Data supplied —
##########

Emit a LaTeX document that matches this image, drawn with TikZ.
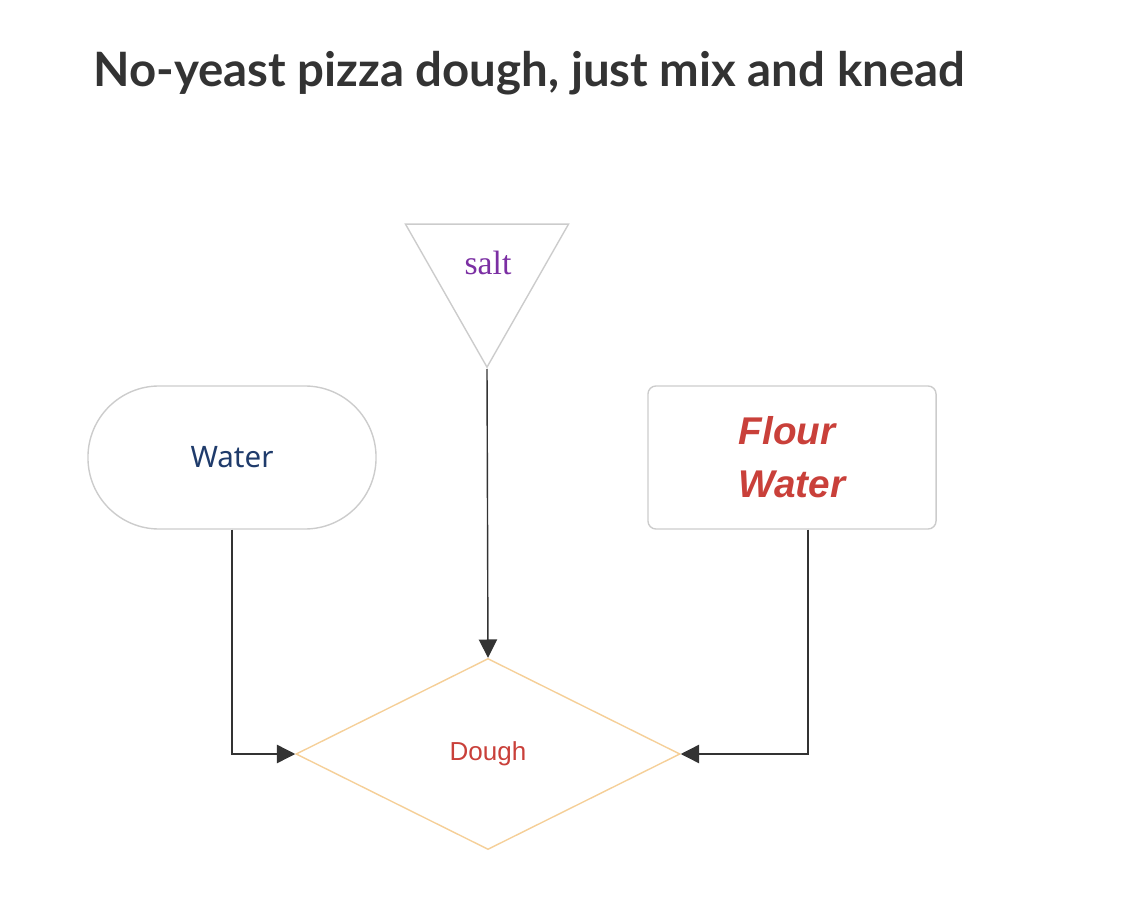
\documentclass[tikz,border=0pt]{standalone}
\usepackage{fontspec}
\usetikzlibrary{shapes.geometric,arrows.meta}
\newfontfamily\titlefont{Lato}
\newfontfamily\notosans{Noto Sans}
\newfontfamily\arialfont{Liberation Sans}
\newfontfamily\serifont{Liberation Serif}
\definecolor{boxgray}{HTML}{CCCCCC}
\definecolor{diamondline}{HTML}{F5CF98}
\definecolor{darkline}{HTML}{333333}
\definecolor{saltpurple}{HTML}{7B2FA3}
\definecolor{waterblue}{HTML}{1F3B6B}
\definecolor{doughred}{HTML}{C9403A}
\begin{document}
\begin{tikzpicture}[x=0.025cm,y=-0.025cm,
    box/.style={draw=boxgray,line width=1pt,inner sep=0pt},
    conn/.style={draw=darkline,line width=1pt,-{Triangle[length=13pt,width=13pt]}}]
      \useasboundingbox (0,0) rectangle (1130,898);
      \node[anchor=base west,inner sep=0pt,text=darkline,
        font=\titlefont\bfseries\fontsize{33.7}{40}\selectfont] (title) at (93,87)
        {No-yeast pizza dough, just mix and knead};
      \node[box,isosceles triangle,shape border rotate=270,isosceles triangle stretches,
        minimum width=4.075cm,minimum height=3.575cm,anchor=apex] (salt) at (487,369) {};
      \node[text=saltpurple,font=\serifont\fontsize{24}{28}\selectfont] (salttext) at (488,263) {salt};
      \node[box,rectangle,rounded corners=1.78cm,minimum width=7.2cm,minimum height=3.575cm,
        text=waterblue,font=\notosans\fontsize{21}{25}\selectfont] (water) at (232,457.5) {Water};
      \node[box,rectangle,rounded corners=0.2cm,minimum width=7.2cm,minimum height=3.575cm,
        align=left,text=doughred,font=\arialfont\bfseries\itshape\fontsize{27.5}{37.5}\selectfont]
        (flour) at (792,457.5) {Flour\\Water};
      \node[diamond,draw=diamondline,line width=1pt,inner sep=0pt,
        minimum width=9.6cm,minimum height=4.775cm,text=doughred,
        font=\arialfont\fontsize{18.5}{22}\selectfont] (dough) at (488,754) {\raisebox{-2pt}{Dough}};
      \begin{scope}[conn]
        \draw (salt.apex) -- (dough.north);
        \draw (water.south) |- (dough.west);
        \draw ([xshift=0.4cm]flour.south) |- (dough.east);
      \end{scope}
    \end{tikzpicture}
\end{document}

##########

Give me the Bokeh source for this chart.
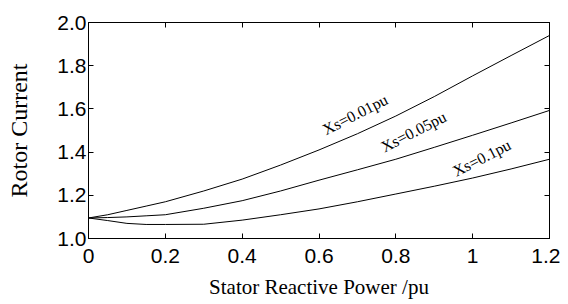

##########

Given task — Working from the listing above, pick out every line that has "this" and copy it.

The output —
Emit a LaTeX document that matches this image, drawn with TikZ.
Give me the Bokeh source for this chart.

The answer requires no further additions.